Many more households are going to suffer this deliberate squeeze in coming months as their fixed-interest loans expire, having been taken out when rates were much lower.
The RBA’s own calculations show how interest rate rises are hitting lower-paid working-class families.
The central bank said that between 13 and 18 percent of the bottom 25 percent of income earners (the lowest quartile) with mortgages are experiencing “negative cash flows.” That is, their living expenses exceed their income. In the next lowest quartile, negative cash flow is being experienced by as much as 16 percent.
The sharp decline in living standards over the past 18 months has a profound political significance as it coincides with the period since the Albanese Labor government took office. As the WSWS has noted, Labor is presiding over the biggest decline in living standards in the post-World War II war period, exposing its broken promises about cost-of-living relief at the forefront of its agenda.
A poll published by the Nine Media newspapers today showed that only 8 percent thought the economy would improve over the next three months and 50 percent thought it would worsen.

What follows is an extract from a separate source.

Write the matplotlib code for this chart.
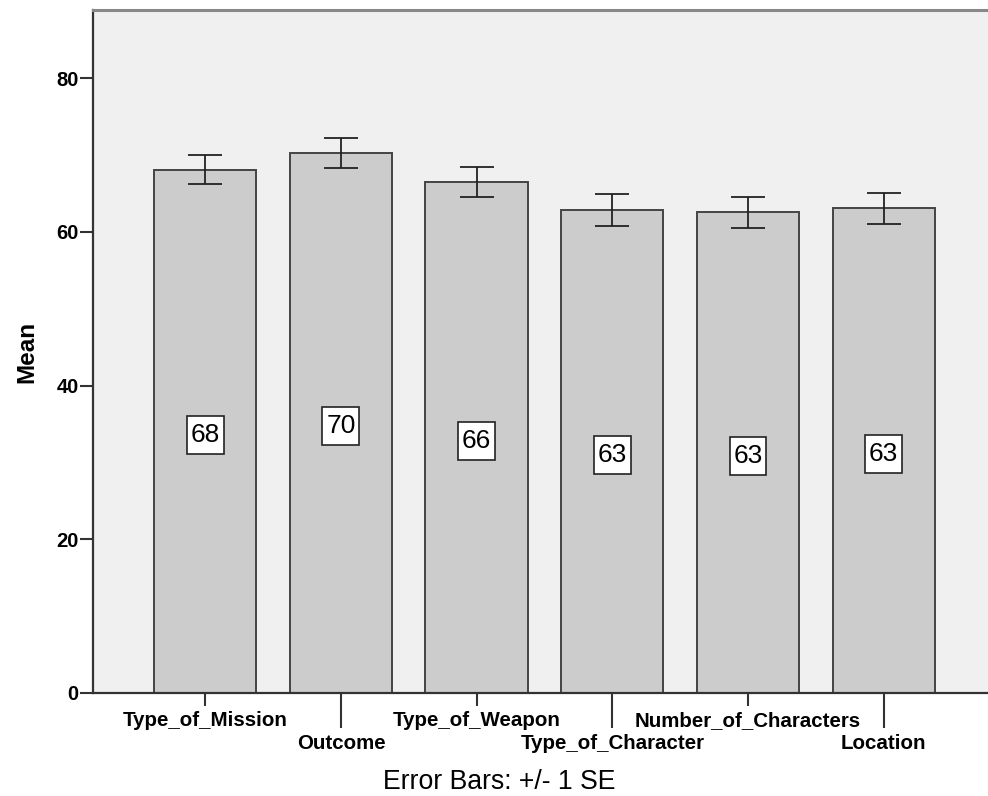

Some 60 percent did not think their incomes had kept up with inflation and 64 percent thought inflation would get worse.
Primary voting support for Labor had plunged to 35 percent in the first week of November, from 42 percent in May. Support for the Liberal-National Coalition also fell, pointing to deepening disaffection with the political establishment as a whole.
This discontent played a major role in the defeat of last month’s indigenous Voice referendum, which was another central plank of the Labor government. The rejection in working-class areas of the referendum to establish a new parliamentary institution was not a massive swing to racialism as claimed by the Voice promoters.
Based on data from the Organisation for Economic Cooperation and Development (OECD), the Australian Financial Review reported last week that Australian households had suffered the biggest fall in living standards of any advanced economy over the past year.
“Inflation-adjusted disposable incomes have hit their lowest levels since June 2019 as high inflation, a rapid increase in mortgage repayments and rising income taxes ravage household budgets, newly released date from the OECD show,” it said.
According to the analysis, Australian household incomes slumped by 5.1 percent in the 12 months to June.
The OCED data also point to the critical role of the trade union apparatuses that are working in tandem with Labor governments at the federal, state and territory levels to suppress wage struggles. It found that wages in Australia were growing at a slower rate than other advanced economies, including the UK, Canada, the euro area and the US.